DATASET ROWS.
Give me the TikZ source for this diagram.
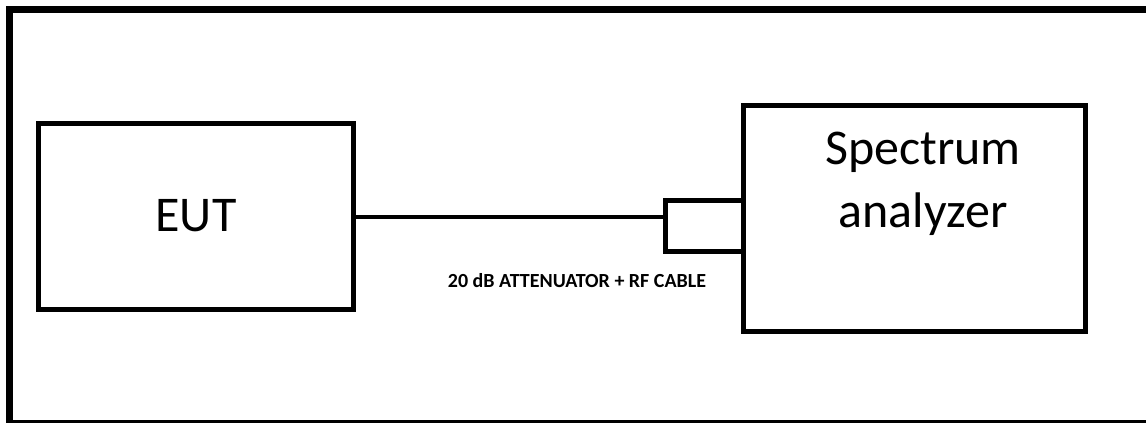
\documentclass[tikz,border=0pt]{standalone}
\usepackage{fontspec}
\setmainfont{Carlito}
\usetikzlibrary{positioning}

\begin{document}
\begin{tikzpicture}[x=1pt, y=-1pt, >=latex]
    % 0. Khung ngoai
    \useasboundingbox (0,0) rectangle (1146,423);
    \begin{scope}
        \clip (0,0) rectangle (1146,423);
        \draw[line width=7pt] (9.5,9) rectangle (1160,423);
    \end{scope}

    % 1. Cac khoi thiet bi
    \node[draw, line width=5pt, minimum width=315pt, minimum height=186pt,
          inner sep=0pt, outer sep=0pt, font=\fontsize{50}{60}\selectfont]
        (eut) at (196,216) {EUT};
    \node[draw, line width=5pt, minimum width=342pt, minimum height=226pt,
          inner sep=0pt, outer sep=0pt] (sa) at (914.5,218) {};
    \node[align=center, font=\fontsize{50}{63}\selectfont]
        (satext) at (923,184) {Spectrum\\analyzer};

    % 2. Bo suy hao gan vao may phan tich
    \node[draw, line width=5pt, minimum width=78.5pt, minimum height=51.5pt,
          inner sep=0pt, outer sep=0pt, anchor=east]
        (att) at (sa.west |- 0,225.75) {};

    % 3. Cap RF
    \draw[line width=4.5pt] (eut.east |- 0,217) -- (att.west |- 0,217);
    \node[font=\bfseries\fontsize{20}{24}\selectfont]
        (cable) at (577,281) {20 dB ATTENUATOR + RF CABLE};
\end{tikzpicture}
\end{document}
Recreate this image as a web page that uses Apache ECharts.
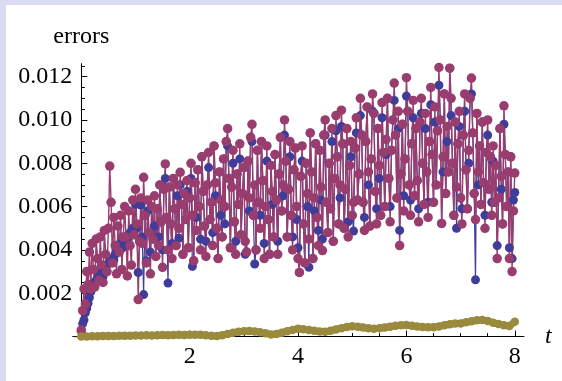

WHAT IS ASKED.
Leave out the pictures and copy every record above exactly.

FULL OUTPUT.
Give me the TikZ source for this diagram.
\documentclass[tikz,border=0pt]{standalone}
\usepackage{fontspec}
\setmainfont{Carlito}
\usetikzlibrary{positioning}

\begin{document}
\begin{tikzpicture}[x=1pt, y=-1pt, >=latex]
    % 0. Khung ngoai
    \useasboundingbox (0,0) rectangle (1146,423);
    \begin{scope}
        \clip (0,0) rectangle (1146,423);
        \draw[line width=7pt] (9.5,9) rectangle (1160,423);
    \end{scope}

    % 1. Cac khoi thiet bi
    \node[draw, line width=5pt, minimum width=315pt, minimum height=186pt,
          inner sep=0pt, outer sep=0pt, font=\fontsize{50}{60}\selectfont]
        (eut) at (196,216) {EUT};
    \node[draw, line width=5pt, minimum width=342pt, minimum height=226pt,
          inner sep=0pt, outer sep=0pt] (sa) at (914.5,218) {};
    \node[align=center, font=\fontsize{50}{63}\selectfont]
        (satext) at (923,184) {Spectrum\\analyzer};

    % 2. Bo suy hao gan vao may phan tich
    \node[draw, line width=5pt, minimum width=78.5pt, minimum height=51.5pt,
          inner sep=0pt, outer sep=0pt, anchor=east]
        (att) at (sa.west |- 0,225.75) {};

    % 3. Cap RF
    \draw[line width=4.5pt] (eut.east |- 0,217) -- (att.west |- 0,217);
    \node[font=\bfseries\fontsize{20}{24}\selectfont]
        (cable) at (577,281) {20 dB ATTENUATOR + RF CABLE};
\end{tikzpicture}
\end{document}
Recreate this image as a web page that uses Apache ECharts.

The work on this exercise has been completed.